(Records with drawing code)
■ ■ ■ ■ ■
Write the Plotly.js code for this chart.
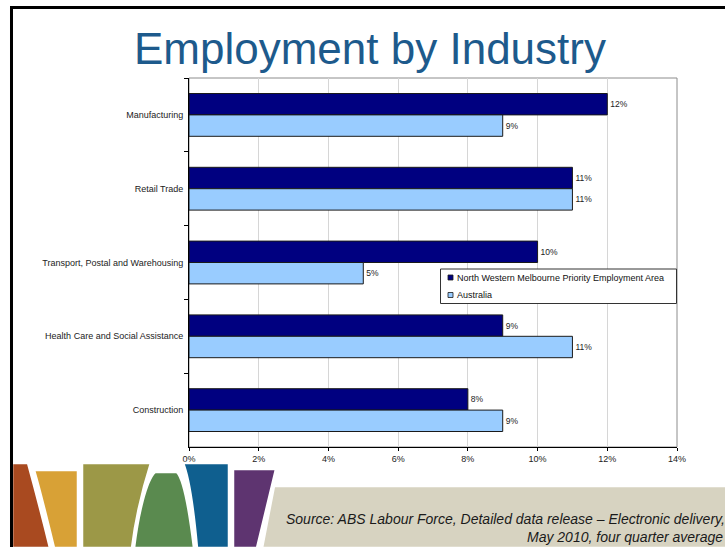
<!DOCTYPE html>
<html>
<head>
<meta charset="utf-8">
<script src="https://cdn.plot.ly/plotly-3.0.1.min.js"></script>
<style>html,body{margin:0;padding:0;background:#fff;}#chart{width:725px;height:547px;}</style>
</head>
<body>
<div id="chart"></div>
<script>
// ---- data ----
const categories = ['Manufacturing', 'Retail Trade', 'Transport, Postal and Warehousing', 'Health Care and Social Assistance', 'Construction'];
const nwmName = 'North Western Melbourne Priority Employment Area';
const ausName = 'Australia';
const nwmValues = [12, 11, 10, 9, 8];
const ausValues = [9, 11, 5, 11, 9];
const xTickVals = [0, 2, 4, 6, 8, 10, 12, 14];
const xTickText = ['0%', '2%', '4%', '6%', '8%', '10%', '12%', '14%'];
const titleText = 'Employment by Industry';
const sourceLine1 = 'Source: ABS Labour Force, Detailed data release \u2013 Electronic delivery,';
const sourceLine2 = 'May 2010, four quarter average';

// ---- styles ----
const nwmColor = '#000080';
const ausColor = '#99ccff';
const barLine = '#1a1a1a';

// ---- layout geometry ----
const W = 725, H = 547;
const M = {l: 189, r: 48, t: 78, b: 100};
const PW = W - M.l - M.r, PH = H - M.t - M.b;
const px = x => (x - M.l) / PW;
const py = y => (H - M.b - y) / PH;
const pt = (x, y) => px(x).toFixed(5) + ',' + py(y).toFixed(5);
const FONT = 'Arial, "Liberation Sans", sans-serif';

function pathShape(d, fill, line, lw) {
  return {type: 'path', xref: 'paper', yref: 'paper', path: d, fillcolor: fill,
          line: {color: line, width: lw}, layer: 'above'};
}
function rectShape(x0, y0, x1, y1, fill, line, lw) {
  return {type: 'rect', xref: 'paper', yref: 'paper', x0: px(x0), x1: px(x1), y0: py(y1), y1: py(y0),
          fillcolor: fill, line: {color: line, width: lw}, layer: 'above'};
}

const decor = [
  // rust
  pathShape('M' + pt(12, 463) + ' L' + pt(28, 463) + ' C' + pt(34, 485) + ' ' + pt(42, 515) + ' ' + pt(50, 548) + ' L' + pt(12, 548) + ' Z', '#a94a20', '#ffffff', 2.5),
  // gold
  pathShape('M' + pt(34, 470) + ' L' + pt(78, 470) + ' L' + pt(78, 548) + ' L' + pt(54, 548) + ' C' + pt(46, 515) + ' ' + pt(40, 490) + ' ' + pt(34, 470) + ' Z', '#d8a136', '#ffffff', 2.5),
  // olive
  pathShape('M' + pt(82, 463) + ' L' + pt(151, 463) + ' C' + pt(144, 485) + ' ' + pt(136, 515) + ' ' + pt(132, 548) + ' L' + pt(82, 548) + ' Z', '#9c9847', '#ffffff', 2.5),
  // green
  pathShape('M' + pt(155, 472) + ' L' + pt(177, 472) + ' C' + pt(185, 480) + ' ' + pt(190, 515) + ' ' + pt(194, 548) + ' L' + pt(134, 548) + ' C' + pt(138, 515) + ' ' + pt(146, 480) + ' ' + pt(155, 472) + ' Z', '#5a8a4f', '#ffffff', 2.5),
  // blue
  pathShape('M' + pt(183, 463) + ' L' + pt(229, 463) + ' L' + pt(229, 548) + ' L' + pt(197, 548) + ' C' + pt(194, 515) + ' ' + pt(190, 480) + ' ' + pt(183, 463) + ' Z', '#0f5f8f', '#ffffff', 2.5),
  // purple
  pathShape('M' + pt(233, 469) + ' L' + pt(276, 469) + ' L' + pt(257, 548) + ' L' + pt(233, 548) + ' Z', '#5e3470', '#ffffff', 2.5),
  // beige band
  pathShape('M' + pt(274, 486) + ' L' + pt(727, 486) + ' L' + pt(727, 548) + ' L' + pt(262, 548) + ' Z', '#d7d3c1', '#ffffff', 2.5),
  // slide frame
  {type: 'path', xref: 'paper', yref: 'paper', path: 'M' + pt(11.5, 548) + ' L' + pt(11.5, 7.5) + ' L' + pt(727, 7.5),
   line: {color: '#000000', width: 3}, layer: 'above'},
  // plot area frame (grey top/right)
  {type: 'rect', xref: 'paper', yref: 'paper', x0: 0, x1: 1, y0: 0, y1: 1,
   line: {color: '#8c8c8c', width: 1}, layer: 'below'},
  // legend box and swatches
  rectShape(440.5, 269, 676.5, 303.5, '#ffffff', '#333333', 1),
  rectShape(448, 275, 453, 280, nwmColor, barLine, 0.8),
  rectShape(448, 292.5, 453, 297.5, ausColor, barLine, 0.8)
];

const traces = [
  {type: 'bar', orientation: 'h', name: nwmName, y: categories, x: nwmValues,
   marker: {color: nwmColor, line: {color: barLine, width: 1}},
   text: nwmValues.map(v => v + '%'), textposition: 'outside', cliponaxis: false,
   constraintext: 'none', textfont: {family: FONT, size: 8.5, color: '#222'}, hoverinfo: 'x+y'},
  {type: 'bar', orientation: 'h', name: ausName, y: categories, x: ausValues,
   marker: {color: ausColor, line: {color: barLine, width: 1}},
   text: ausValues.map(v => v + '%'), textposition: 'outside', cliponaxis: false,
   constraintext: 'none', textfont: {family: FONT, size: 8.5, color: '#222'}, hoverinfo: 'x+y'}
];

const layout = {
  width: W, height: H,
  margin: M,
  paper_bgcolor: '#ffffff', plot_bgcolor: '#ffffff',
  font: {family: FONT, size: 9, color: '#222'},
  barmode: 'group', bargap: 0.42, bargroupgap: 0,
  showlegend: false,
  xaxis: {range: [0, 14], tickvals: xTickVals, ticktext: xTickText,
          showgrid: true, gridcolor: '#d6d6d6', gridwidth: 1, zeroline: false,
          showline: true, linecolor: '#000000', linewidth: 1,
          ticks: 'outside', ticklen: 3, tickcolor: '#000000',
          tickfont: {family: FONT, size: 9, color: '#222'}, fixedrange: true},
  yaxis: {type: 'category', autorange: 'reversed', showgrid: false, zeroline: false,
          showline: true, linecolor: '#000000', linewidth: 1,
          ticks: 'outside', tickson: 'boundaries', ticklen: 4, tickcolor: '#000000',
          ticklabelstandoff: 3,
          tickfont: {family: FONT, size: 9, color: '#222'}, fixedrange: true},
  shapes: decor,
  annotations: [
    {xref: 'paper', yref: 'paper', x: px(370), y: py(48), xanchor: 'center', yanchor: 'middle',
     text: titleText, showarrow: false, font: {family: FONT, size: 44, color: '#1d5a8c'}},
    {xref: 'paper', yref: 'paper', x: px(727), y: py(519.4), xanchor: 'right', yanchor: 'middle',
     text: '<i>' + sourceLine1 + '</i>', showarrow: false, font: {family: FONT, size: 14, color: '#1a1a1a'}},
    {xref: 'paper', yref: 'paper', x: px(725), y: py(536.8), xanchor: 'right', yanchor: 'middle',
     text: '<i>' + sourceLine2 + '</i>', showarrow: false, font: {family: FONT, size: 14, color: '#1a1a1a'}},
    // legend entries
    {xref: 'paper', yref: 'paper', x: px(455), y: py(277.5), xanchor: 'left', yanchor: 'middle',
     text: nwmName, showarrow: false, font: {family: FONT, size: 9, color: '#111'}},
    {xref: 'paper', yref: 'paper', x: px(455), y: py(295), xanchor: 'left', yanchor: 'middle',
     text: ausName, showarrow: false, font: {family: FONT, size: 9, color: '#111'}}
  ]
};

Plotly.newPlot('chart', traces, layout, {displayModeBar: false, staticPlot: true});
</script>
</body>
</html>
■ ■ ■ ■ ■
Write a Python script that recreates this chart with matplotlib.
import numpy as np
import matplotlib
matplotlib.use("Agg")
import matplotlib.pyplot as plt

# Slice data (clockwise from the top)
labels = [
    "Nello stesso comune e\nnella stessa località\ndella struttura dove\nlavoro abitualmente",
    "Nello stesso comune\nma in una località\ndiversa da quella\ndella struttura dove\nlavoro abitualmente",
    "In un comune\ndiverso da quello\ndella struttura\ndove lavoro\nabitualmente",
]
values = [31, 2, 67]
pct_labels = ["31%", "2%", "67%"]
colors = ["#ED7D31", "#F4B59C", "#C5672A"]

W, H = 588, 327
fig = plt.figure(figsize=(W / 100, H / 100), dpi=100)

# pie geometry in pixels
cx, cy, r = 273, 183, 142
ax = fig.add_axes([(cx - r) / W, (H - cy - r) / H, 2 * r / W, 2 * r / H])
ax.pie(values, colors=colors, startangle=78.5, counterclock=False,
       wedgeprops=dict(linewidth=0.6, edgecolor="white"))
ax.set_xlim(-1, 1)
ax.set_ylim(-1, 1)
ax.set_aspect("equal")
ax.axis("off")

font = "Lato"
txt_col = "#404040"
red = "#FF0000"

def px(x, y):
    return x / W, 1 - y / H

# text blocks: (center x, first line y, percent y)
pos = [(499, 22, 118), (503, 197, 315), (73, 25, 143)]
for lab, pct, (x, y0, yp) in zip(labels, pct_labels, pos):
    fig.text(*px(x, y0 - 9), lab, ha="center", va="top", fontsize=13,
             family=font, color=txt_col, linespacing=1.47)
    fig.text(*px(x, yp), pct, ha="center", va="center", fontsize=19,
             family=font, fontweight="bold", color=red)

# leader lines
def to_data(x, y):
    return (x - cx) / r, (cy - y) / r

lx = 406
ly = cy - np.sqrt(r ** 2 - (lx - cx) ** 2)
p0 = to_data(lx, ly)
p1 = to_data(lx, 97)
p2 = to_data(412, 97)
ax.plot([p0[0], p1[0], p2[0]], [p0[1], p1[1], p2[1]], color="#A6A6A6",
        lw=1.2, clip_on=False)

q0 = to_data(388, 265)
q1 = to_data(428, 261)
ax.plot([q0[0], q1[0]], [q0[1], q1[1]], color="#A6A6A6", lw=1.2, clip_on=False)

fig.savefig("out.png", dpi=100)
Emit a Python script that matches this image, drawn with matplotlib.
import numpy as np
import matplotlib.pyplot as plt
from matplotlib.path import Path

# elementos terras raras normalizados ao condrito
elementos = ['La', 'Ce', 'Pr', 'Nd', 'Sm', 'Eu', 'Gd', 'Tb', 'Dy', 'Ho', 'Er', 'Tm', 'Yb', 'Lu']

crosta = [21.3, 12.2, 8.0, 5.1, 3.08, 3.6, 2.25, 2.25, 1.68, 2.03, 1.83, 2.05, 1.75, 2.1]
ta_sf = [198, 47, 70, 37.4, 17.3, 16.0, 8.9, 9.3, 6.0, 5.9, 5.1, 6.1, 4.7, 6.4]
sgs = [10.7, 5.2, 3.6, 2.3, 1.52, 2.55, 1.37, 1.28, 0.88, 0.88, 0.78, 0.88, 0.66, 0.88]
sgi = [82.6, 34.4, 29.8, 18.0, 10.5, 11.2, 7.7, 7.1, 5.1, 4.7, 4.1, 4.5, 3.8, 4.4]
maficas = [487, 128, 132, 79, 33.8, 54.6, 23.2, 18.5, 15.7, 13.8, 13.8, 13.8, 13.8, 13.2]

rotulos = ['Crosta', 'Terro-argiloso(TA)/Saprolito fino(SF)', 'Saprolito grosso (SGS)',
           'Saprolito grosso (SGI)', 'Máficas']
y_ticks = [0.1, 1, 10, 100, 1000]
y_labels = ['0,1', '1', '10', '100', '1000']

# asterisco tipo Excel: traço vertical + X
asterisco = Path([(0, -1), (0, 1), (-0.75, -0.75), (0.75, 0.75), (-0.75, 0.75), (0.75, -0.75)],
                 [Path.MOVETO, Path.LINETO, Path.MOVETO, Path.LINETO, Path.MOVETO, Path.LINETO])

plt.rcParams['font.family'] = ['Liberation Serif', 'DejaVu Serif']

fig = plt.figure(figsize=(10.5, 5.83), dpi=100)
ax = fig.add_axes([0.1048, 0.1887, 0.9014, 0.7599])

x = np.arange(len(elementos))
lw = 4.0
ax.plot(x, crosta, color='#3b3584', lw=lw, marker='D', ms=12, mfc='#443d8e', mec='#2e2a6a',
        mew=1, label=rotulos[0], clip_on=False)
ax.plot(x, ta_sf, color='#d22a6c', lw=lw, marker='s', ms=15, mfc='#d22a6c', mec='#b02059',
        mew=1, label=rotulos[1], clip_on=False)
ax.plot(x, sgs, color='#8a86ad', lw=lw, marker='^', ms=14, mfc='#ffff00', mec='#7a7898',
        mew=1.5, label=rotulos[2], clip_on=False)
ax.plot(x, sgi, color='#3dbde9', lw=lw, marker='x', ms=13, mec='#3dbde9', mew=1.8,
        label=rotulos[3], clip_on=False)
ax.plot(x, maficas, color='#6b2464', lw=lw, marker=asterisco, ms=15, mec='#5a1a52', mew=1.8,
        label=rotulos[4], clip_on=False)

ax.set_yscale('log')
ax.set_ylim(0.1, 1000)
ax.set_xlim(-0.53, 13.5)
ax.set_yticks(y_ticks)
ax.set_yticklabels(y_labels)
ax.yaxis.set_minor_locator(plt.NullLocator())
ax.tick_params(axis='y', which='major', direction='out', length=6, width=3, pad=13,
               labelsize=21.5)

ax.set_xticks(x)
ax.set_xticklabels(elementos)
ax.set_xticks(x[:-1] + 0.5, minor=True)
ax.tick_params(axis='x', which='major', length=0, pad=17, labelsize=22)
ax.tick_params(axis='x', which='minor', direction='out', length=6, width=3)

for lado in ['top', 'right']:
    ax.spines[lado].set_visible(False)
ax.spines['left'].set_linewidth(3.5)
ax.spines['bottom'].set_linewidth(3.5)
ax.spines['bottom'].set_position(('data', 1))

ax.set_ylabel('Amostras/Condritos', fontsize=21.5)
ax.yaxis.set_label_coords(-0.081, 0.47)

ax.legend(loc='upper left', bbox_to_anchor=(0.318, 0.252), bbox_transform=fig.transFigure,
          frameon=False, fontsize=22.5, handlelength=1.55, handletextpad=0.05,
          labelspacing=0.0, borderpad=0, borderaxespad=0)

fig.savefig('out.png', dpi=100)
■ ■ ■ ■ ■
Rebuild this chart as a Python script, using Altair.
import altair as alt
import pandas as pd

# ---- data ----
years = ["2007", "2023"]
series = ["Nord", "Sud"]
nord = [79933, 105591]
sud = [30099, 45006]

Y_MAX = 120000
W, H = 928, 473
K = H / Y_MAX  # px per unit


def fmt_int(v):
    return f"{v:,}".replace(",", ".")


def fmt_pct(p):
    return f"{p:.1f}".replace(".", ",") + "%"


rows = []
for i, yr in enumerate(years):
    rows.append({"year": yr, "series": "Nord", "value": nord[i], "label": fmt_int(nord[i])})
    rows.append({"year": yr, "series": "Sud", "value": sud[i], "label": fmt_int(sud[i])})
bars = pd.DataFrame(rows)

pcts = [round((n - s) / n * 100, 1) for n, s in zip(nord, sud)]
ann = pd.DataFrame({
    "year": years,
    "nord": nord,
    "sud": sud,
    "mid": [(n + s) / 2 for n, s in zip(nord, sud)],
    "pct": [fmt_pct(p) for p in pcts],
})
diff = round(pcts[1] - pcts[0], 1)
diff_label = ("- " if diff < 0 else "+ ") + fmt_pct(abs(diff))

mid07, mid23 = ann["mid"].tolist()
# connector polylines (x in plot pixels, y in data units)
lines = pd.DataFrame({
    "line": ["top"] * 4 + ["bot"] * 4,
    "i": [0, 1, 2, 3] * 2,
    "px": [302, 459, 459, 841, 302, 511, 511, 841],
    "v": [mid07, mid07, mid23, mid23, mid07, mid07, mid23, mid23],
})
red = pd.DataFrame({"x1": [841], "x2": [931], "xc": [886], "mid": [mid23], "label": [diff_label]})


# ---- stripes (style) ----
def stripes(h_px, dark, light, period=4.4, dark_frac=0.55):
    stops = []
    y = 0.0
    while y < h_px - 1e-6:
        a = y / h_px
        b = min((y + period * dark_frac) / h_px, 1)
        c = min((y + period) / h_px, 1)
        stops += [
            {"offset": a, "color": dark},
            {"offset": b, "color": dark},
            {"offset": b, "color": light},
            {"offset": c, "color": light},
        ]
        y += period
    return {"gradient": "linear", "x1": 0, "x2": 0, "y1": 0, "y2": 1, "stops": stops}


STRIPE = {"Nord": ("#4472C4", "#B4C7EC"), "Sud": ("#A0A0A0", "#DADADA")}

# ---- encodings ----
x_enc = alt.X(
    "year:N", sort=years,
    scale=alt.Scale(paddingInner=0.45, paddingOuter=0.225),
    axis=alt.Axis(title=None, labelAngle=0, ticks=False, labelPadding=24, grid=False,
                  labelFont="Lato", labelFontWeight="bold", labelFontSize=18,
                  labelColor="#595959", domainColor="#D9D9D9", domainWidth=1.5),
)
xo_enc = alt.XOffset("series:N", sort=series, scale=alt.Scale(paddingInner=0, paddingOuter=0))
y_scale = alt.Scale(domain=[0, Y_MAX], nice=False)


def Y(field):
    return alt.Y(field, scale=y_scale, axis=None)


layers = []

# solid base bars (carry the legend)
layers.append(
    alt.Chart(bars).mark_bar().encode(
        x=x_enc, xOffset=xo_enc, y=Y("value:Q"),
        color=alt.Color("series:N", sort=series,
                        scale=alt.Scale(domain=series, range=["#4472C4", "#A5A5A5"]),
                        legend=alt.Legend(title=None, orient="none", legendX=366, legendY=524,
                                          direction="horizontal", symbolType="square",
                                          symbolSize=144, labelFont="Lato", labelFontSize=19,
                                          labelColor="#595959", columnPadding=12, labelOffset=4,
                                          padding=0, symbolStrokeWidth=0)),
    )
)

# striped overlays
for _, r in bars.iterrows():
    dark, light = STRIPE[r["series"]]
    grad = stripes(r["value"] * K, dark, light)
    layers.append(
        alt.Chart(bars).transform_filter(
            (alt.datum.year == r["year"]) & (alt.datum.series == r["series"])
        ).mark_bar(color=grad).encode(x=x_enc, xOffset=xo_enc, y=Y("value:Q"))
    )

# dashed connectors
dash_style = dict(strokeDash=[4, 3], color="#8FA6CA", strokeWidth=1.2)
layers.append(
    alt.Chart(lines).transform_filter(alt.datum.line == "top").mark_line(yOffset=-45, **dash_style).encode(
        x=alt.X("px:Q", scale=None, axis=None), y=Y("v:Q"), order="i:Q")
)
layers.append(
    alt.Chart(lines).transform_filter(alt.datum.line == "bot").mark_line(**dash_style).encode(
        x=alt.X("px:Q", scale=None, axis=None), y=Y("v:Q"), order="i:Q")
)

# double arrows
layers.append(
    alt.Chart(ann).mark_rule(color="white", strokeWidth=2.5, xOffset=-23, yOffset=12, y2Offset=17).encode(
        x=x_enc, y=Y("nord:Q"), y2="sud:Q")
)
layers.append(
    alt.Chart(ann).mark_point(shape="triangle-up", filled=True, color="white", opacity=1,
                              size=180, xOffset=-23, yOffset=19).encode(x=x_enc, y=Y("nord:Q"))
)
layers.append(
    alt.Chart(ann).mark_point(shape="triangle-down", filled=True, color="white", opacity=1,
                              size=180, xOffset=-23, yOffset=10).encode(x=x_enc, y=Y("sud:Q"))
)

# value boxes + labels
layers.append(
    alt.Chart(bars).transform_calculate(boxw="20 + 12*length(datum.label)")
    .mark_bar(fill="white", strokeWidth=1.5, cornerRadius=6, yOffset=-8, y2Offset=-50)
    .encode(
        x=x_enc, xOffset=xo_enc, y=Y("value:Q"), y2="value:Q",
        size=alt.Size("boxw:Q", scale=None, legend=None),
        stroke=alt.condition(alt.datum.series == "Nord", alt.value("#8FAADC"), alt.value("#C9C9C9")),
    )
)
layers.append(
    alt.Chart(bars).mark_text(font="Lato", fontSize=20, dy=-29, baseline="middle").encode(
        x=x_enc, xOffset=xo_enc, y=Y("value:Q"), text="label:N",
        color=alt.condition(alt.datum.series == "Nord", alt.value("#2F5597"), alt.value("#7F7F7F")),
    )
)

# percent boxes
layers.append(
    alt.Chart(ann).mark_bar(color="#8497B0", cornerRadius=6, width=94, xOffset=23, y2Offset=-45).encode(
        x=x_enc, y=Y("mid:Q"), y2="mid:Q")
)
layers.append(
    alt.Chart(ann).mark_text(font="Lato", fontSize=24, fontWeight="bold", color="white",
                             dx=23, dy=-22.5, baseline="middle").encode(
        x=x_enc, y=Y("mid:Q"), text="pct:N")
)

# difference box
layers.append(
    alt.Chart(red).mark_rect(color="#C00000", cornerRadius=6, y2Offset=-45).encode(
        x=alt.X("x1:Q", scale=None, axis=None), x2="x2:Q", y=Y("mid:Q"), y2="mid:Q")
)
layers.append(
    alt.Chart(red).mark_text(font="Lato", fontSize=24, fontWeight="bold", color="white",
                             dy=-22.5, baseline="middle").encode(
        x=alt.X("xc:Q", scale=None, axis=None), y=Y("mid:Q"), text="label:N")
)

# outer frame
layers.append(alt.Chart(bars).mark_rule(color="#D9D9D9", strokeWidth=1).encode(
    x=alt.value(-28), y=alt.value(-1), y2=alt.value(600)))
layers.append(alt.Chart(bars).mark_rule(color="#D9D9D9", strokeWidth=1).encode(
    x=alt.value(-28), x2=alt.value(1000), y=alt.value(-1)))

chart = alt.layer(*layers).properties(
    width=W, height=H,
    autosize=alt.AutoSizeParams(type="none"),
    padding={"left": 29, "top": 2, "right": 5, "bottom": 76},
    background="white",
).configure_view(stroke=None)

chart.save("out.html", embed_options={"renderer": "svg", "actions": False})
■ ■ ■ ■ ■
**Your instructions**: Each line from the one bearing "Rebuild this chart" through the one bearing "bars = pd.DataFrame(rows)" is to be duplicated without change; all remaining lines are to be left out.

**Solution for this exercise**:
Rebuild this chart as a Python script, using Altair.
import altair as alt
import pandas as pd

# ---- data ----
years = ["2007", "2023"]
series = ["Nord", "Sud"]
nord = [79933, 105591]
sud = [30099, 45006]

Y_MAX = 120000
W, H = 928, 473
K = H / Y_MAX  # px per unit


def fmt_int(v):
    return f"{v:,}".replace(",", ".")


def fmt_pct(p):
    return f"{p:.1f}".replace(".", ",") + "%"


rows = []
for i, yr in enumerate(years):
    rows.append({"year": yr, "series": "Nord", "value": nord[i], "label": fmt_int(nord[i])})
    rows.append({"year": yr, "series": "Sud", "value": sud[i], "label": fmt_int(sud[i])})
bars = pd.DataFrame(rows)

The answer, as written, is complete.